SWLA, (KPLC) - For the last few years Louisiana has manged to avoid mass cancellations and postponements of high school sports games all thanks to the men and women wearing black and white stripes.
However, a shortage of referees seems to be a growing problem across the country as well as in Southwest Louisiana.
“We haven’t had to cancel a game and, Lord, we plan on not ever having to have that happen,” Al Purdy, Lake Charles secretary for the Louisiana Basketball Officials Association said.
In recent years, the process it takes to make high school sports contests happen has become a lot more challenging.
“On an average night we’ll need about 80 people and we only have 100 to start with, so when somebody’s working it really puts us in a bind," Purdy said.
The problem? Fewer people are wanting to join.
CLICK HERE to find out how you could become a part of the next generation of officials.
“Roughly ten years ago is when we really started to see it," Purdy said. “The real issue is the fact that we’re not getting new officials."
That is the bottom line according to him.
“Officials are getting older, they’re staying longer but, however, new officials are not coming in,” Purdy said.
Many of the referees we spoke with say they aren’t doing it for the money.
According to the Louisiana High School Athletic Assocation, Louisiana officials, on average, make around $50 to $95 per game. In Southwest Louisiana, officials make anywhere between $40 to $60 for a match.

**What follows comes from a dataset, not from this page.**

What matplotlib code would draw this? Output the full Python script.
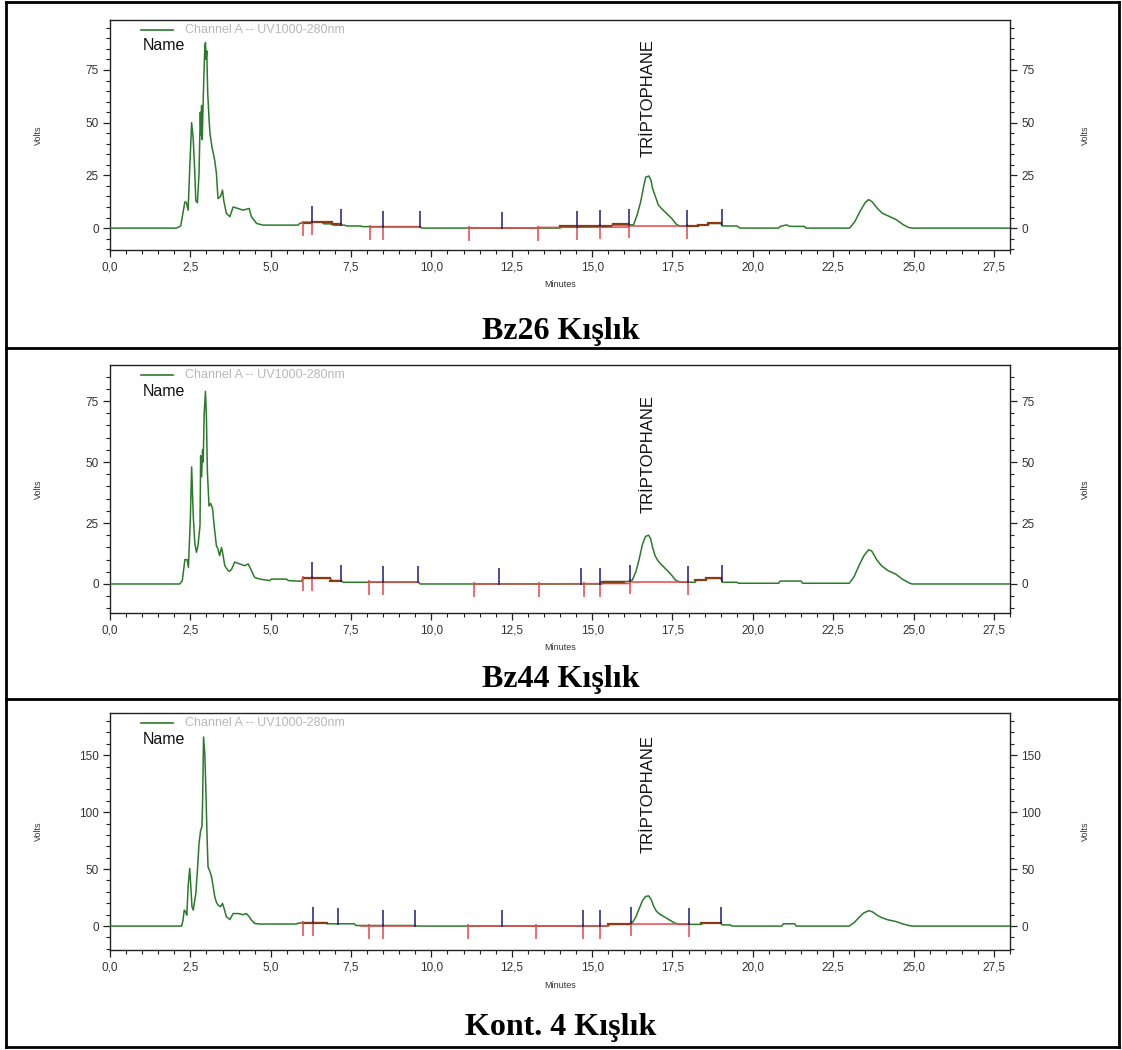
import numpy as np
import matplotlib
matplotlib.use("Agg")
import matplotlib.pyplot as plt
from matplotlib.lines import Line2D
from matplotlib.ticker import MultipleLocator, FuncFormatter

plt.rcParams['font.family'] = ['Liberation Sans', 'DejaVu Sans']

# ---------------- data ----------------
CAPTIONS = ["Bz26 Kışlık", "Bz44 Kışlık", "Kont. 4 Kışlık"]
PEAK_NAME = "TRİPTOPHANE"
LEGEND_TEXT = "Channel A -- UV1000-280nm"

BZ26_T = [0.0, 2.07, 2.20, 2.33, 2.38, 2.43, 2.48, 2.54, 2.59, 2.63, 2.67, 2.72, 2.77,
          2.81, 2.83, 2.85, 2.87, 2.89, 2.92, 2.95, 2.97, 2.99, 3.01, 3.04, 3.08, 3.11,
          3.17, 3.26, 3.31, 3.36, 3.44, 3.50, 3.54, 3.62, 3.73, 3.83, 3.98, 4.14, 4.33,
          4.40, 4.56, 4.76, 5.85, 5.90, 6.05, 6.60, 6.65, 6.90, 6.95, 7.30, 7.35, 7.80,
          7.85, 9.65, 9.70, 14.00, 14.05, 14.55, 14.60, 15.60, 15.65, 16.13, 16.29,
          16.40, 16.51, 16.61, 16.67, 16.77, 16.83, 16.88, 16.99, 17.06, 17.15, 17.31,
          17.47, 17.63, 17.74, 18.30, 18.35, 18.60, 18.65, 19.00, 19.05, 19.50, 19.60,
          20.80, 20.85, 21.05, 21.15, 21.60, 21.65, 23.01, 23.17, 23.33, 23.49, 23.60,
          23.71, 23.87, 24.03, 24.25, 24.46, 24.68, 24.84, 24.95, 28.0]
BZ26_V = [0.0, 0.0, 1.0, 12.5, 12.0, 8.5, 28.0, 50.0, 42.0, 29.0, 13.0, 12.0, 26.0,
          55.0, 44.0, 58.0, 42.0, 55.0, 72.0, 86.0, 88.0, 80.0, 84.0, 64.0, 52.0, 45.0,
          38.6, 32.0, 26.0, 14.0, 15.0, 18.0, 13.0, 7.0, 5.4, 10.0, 9.3, 8.5, 9.3,
          5.4, 2.2, 1.4, 1.4, 2.2, 2.8, 2.8, 2.0, 2.0, 1.4, 1.4, 1.0, 1.0,
          0.7, 0.7, 0.0, 0.0, 0.5, 0.5, 1.0, 1.0, 1.5, 1.5, 1.6,
          6.3, 12.5, 20.3, 24.2, 24.7, 22.7, 18.8, 14.0, 10.9, 9.4, 7.0,
          4.7, 1.6, 1.0, 1.0, 1.5, 1.5, 2.2, 2.2, 1.0, 1.0, 0.0,
          0.0, 0.8, 1.5, 0.8, 0.8, 0.0, 0.0, 3.0, 7.8, 12.0, 13.5,
          12.5, 9.4, 7.0, 5.5, 4.0, 1.6, 0.3, 0.0, 0.0]

BZ44_T = [0.0, 2.17, 2.25, 2.33, 2.40, 2.44, 2.50, 2.54, 2.57, 2.59, 2.64, 2.69, 2.74,
          2.80, 2.82, 2.85, 2.88, 2.90, 2.93, 2.97, 3.00, 3.03, 3.08, 3.13, 3.19, 3.24,
          3.31, 3.36, 3.41, 3.47, 3.52, 3.57, 3.67, 3.72, 3.78, 3.88, 4.04, 4.19, 4.30,
          4.40, 4.50, 4.66, 4.97, 5.02, 5.49, 5.55, 5.95, 6.00, 6.85, 6.90, 7.20, 7.25,
          9.60, 9.65, 15.30, 15.35, 16.10, 16.25, 16.36, 16.46, 16.56, 16.66, 16.76,
          16.82, 16.88, 16.96, 17.05, 17.15, 17.30, 17.45, 17.60, 17.75, 18.20, 18.25,
          18.50, 18.55, 19.00, 19.05, 19.50, 19.55, 20.80, 20.85, 21.50, 21.55, 23.00,
          23.15, 23.30, 23.45, 23.60, 23.70, 23.85, 24.00, 24.20, 24.45, 24.65, 24.85,
          24.95, 28.0]
BZ44_V = [0.0, 0.0, 1.4, 10.0, 10.0, 6.8, 27.0, 48.0, 36.0, 28.0, 16.4, 13.0, 16.0,
          24.0, 52.6, 44.0, 55.0, 50.0, 70.0, 79.0, 68.0, 46.0, 32.0, 33.0, 31.0, 24.0,
          15.7, 14.3, 11.6, 15.0, 11.6, 7.5, 5.5, 5.2, 6.0, 9.0, 8.2, 7.5, 8.2,
          5.5, 2.7, 2.0, 1.4, 2.0, 2.0, 1.4, 1.1, 2.3, 2.3, 1.4, 1.4, 0.7,
          0.7, 0.0, 0.0, 1.0, 1.0, 1.6, 5.0, 10.0, 16.0, 19.5, 20.0,
          18.5, 15.0, 11.5, 9.5, 8.0, 6.0, 4.0, 1.5, 0.7, 0.7, 1.6,
          1.6, 2.3, 2.3, 0.7, 0.7, 0.3, 0.3, 1.2, 1.2, 0.3, 0.3,
          3.0, 7.5, 11.5, 14.0, 13.5, 10.0, 7.5, 5.5, 4.0, 2.0, 0.5,
          0.0, 0.0]

KONT4_T = [0.0, 2.23, 2.27, 2.31, 2.35, 2.39, 2.43, 2.48, 2.51, 2.55, 2.59, 2.67, 2.72,
           2.77, 2.82, 2.86, 2.88, 2.91, 2.95, 2.98, 3.02, 3.05, 3.11, 3.16, 3.21, 3.26,
           3.31, 3.36, 3.44, 3.50, 3.55, 3.62, 3.73, 3.83, 3.99, 4.14, 4.24, 4.33, 4.40,
           4.50, 4.66, 5.80, 5.85, 6.00, 6.70, 6.75, 7.60, 7.65, 9.50, 9.55, 15.50,
           15.55, 16.10, 16.25, 16.36, 16.46, 16.56, 16.66, 16.76, 16.84, 16.92, 17.00,
           17.10, 17.25, 17.40, 17.55, 17.70, 18.40, 18.45, 19.00, 19.05, 19.30, 19.35,
           20.90, 20.95, 21.30, 21.35, 23.00, 23.15, 23.30, 23.45, 23.60, 23.72, 23.87,
           24.00, 24.20, 24.45, 24.65, 24.85, 24.95, 28.0]
KONT4_V = [0.0, 0.0, 5.0, 14.0, 12.6, 9.6, 34.5, 50.6, 37.0, 17.0, 14.0, 28.7, 49.0,
           72.5, 84.0, 87.0, 107.6, 166.0, 151.0, 122.0, 78.0, 52.0, 47.7, 43.0, 34.5, 25.7,
           21.0, 18.4, 17.0, 19.9, 15.5, 8.2, 5.8, 11.0, 11.0, 10.0, 11.0, 8.2, 5.3,
           2.3, 1.8, 1.8, 2.5, 3.0, 3.0, 2.0, 2.0, 0.5, 0.5, 0.0, 0.0,
           1.5, 1.5, 3.0, 8.0, 15.0, 22.0, 26.0, 26.5, 23.0, 17.0, 13.0,
           10.5, 8.0, 5.5, 3.0, 1.5, 1.5, 2.5, 2.5, 1.0, 1.0, 0.0,
           0.0, 2.0, 2.0, 0.0, 0.0, 3.0, 7.5, 11.5, 13.5, 12.5, 9.5,
           7.5, 5.5, 4.0, 2.0, 0.5, 0.0, 0.0]

# integration events (minutes)
BZ26_STARTS = [6.00, 6.29, 8.10, 8.49, 11.18, 13.30, 14.54, 15.24, 16.15, 17.96]
BZ26_ENDS = [6.29, 7.19, 8.49, 9.63, 12.21, 14.54, 15.24, 16.15, 17.96, 19.03]
BZ44_STARTS = [6.00, 6.29, 8.05, 8.49, 11.34, 13.35, 14.75, 15.24, 16.17, 17.99]
BZ44_ENDS = [6.29, 7.19, 8.49, 9.58, 12.11, 14.65, 15.24, 16.17, 17.99, 19.03]
KONT4_STARTS = [6.00, 6.30, 8.05, 8.50, 11.15, 13.25, 14.70, 15.25, 16.20, 18.00]
KONT4_ENDS = [6.30, 7.10, 8.50, 9.50, 12.20, 14.70, 15.25, 16.20, 18.00, 19.00]

# baselines: (t0, t1, level0, level1)
BZ26_RED = [(8.10, 9.63, 0.7, 0.7), (11.18, 13.30, 0.0, 0.0), (13.30, 16.15, 0.3, 0.5),
            (16.15, 17.96, 1.0, 1.0)]
BZ26_BROWN = [(6.00, 6.29, 2.6, 2.6), (6.29, 6.90, 2.8, 2.8), (6.90, 7.19, 1.8, 1.8),
              (14.00, 14.54, 0.8, 0.8), (14.60, 15.60, 1.2, 1.2), (15.65, 16.10, 1.7, 1.7),
              (17.96, 18.30, 1.2, 1.2), (18.30, 18.60, 1.6, 1.6), (18.60, 19.00, 2.3, 2.3)]
BZ44_RED = [(8.05, 9.58, 0.7, 0.7), (11.34, 16.17, 0.0, 0.2), (16.17, 17.99, 0.8, 0.8)]
BZ44_BROWN = [(6.00, 6.85, 2.3, 2.3), (6.85, 7.19, 1.4, 1.4), (15.30, 16.00, 1.0, 1.0),
              (18.20, 18.55, 1.6, 1.6), (18.55, 19.00, 2.3, 2.3)]
KONT4_RED = [(7.80, 9.50, 0.5, 0.5), (11.15, 15.50, 0.0, 0.0), (16.20, 18.00, 1.5, 1.5)]
KONT4_BROWN = [(6.00, 6.75, 3.0, 3.0), (15.50, 16.20, 1.5, 1.5), (18.40, 19.00, 2.5, 2.5)]

Y_TICKS = [[0, 25, 50, 75], [0, 25, 50, 75], [0, 50, 100, 150]]
X_TICKS = [0.0, 2.5, 5.0, 7.5, 10.0, 12.5, 15.0, 17.5, 20.0, 22.5, 25.0, 27.5]

# ---------------- layout (pixels) ----------------
W, H = 1122, 1050
fig = plt.figure(figsize=(W / 100, H / 100), dpi=100)

def fx(px):
    return px / W

def fy(py):
    return 1 - py / H

panels = [
    dict(t=BZ26_T, v=BZ26_V, st=BZ26_STARTS, en=BZ26_ENDS, red=BZ26_RED, brown=BZ26_BROWN,
         top=20, bot=250, ylim=(-10.4, 98.7), minor=5, label_y=33.7, cap_y=331),
    dict(t=BZ44_T, v=BZ44_V, st=BZ44_STARTS, en=BZ44_ENDS, red=BZ44_RED, brown=BZ44_BROWN,
         top=365, bot=613, ylim=(-11.9, 89.8), minor=5, label_y=29.0, cap_y=680),
    dict(t=KONT4_T, v=KONT4_V, st=KONT4_STARTS, en=KONT4_ENDS, red=KONT4_RED, brown=KONT4_BROWN,
         top=713, bot=950, ylim=(-21.0, 187.0), minor=10, label_y=64.0, cap_y=1028),
]

AX_L, AX_R = 110, 1010
GREEN = '#2b7a2b'
RED = '#e8474a'
BLUE = '#1c1c78'
BROWN = '#8a3b12'
TICKCOL = '#333333'

comma = FuncFormatter(lambda x, p: f"{x:.1f}".replace('.', ','))

for i, p in enumerate(panels):
    ax = fig.add_axes([fx(AX_L), fy(p['bot']), fx(AX_R - AX_L), (p['bot'] - p['top']) / H])
    t = np.array(p['t'])
    v = np.array(p['v'])
    ax.plot(t, v, color=GREEN, lw=1.1, zorder=3)
    ax.set_xlim(0, 28.0)
    ax.set_ylim(*p['ylim'])
    hpx = p['bot'] - p['top']
    dpp = (p['ylim'][1] - p['ylim'][0]) / hpx   # data units per pixel

    for (a, b, l0, l1) in p['red']:
        ax.plot([a, b], [l0, l1], color=RED, lw=1.1, zorder=4)
    for (a, b, l0, l1) in p['brown']:
        ax.plot([a, b], [l0, l1], color=BROWN, lw=1.6, zorder=4)
    base_st = np.interp(p['st'], t, v)
    base_en = np.interp(p['en'], t, v)
    ax.vlines(p['st'], base_st + 2 * dpp, base_st - 13 * dpp, color=RED, lw=1.1, zorder=5)
    ax.vlines(p['en'], base_en - 1 * dpp, base_en + 16 * dpp, color=BLUE, lw=1.1, zorder=5)

    ax.text(16.75, p['label_y'], PEAK_NAME, rotation=90, ha='center', va='bottom',
            fontsize=12, color='#111111')

    ax.set_xticks(X_TICKS)
    ax.xaxis.set_major_formatter(comma)
    ax.xaxis.set_minor_locator(MultipleLocator(0.5))
    ax.set_yticks(Y_TICKS[i])
    ax.yaxis.set_minor_locator(MultipleLocator(p['minor']))
    ax.tick_params(axis='both', which='major', direction='out', length=5, width=0.9,
                   labelsize=8.5, labelcolor=TICKCOL, color='#222222', pad=3)
    ax.tick_params(axis='both', which='minor', direction='out', length=3, width=0.8,
                   color='#222222')
    ax.tick_params(axis='y', which='both', left=True, right=True, labelleft=True,
                   labelright=True)
    ax.tick_params(axis='x', which='both', top=False, bottom=True)
    for s in ax.spines.values():
        s.set_color('#222222')
        s.set_linewidth(1.0)

    # axis titles
    ymid = (p['top'] + p['bot']) / 2
    fig.text(fx(38), fy(ymid), 'Volts', rotation=90, ha='center', va='center',
             fontsize=6.5, color=TICKCOL)
    fig.text(fx(1085), fy(ymid), 'Volts', rotation=90, ha='center', va='center',
             fontsize=6.5, color=TICKCOL)
    fig.text(fx((AX_L + AX_R) / 2), fy(p['bot'] + 35), 'Minutes', ha='center', va='center',
             fontsize=6.5, color=TICKCOL)

    # legend
    fig.add_artist(Line2D([fx(141), fx(173)], [fy(p['top'] + 10)] * 2, color=GREEN,
                          lw=1.2, transform=fig.transFigure))
    fig.text(fx(185), fy(p['top'] + 10), LEGEND_TEXT, ha='left', va='center',
             fontsize=9, color='#b8b8b8')
    fig.text(fx(143), fy(p['top'] + 26), 'Name', ha='left', va='center',
             fontsize=11.5, color='#111111')

    # caption
    fig.text(0.5, fy(p['cap_y']), CAPTIONS[i], ha='center', va='center',
             family='Liberation Serif', weight='bold', fontsize=23, color='black')

# table borders
def hline(y, x0=6, x1=1119):
    fig.add_artist(Line2D([fx(x0), fx(x1)], [fy(y), fy(y)], color='black', lw=2.0,
                          transform=fig.transFigure, solid_capstyle='projecting'))

def vline(x, y0=2, y1=1047):
    fig.add_artist(Line2D([fx(x), fx(x)], [fy(y0), fy(y1)], color='black', lw=2.0,
                          transform=fig.transFigure, solid_capstyle='projecting'))

for y in [2, 348, 699, 1047]:
    hline(y)
vline(6)
vline(1119)

fig.savefig('out.png', dpi=100, facecolor='white')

Al Purdy says the referee pool in our district is aging - the average age of an area referee is 53. He says at some point they’re going to have to fill positions as they retire, and right now they just don’t have the manpower to do it.
Timothy Joseph has been officiating games for 33 years. He will soon be looking toward retirement.
“Once I got out of high school there was no more basketball career and I wanted to stick with the game,” Joseph said.
For him it’s all about giving back to the community that inspired him to wear the black and white stripes.
So is the case for Bryan Verrett, a 13-year official.
“People just don’t want to get back into refereeing or refereeing period because of the fact that a lot of fans get on them and a lot of coaches get on them and people now days they just can’t take a lot of criticism,” Verrett said.
He says a big part of the job is understanding how to manage the game and deal with the fans.
Here at home there are a few younger people who have signed up to become officials, but is it enough?
“If you don’t have young people filling in that pipeline, then we’re going to suffer and have a big gap and we currently do have a big gap,” said Daniel Lavergne, who has been officiating for seven years.
“When I first joined three years ago, I was like ‘Wow, I’m the only female here,’ ” said Kayla Myles.
To increase recruiting numbers, the LHSAA is incorporating a multi-pronged approach, focusing on three key factors in the game: Sportsmanship, convenience and enjoyment.
As for Purdy, with high hopes, he’s actively recruiting the next generation.
“With the path we’re going now, five years we’ll be looking at disaster... but we are working on things," said Purdy. "The High School Athletic Association has some things they’re going to try to do and we’re going to avert that disaster.”
A disaster he hopes never makes it way to the court.
In some cases, coaches have been asked to move games to Thursday nights, in addition to regularly scheduled games on Friday, in order to have enough referees.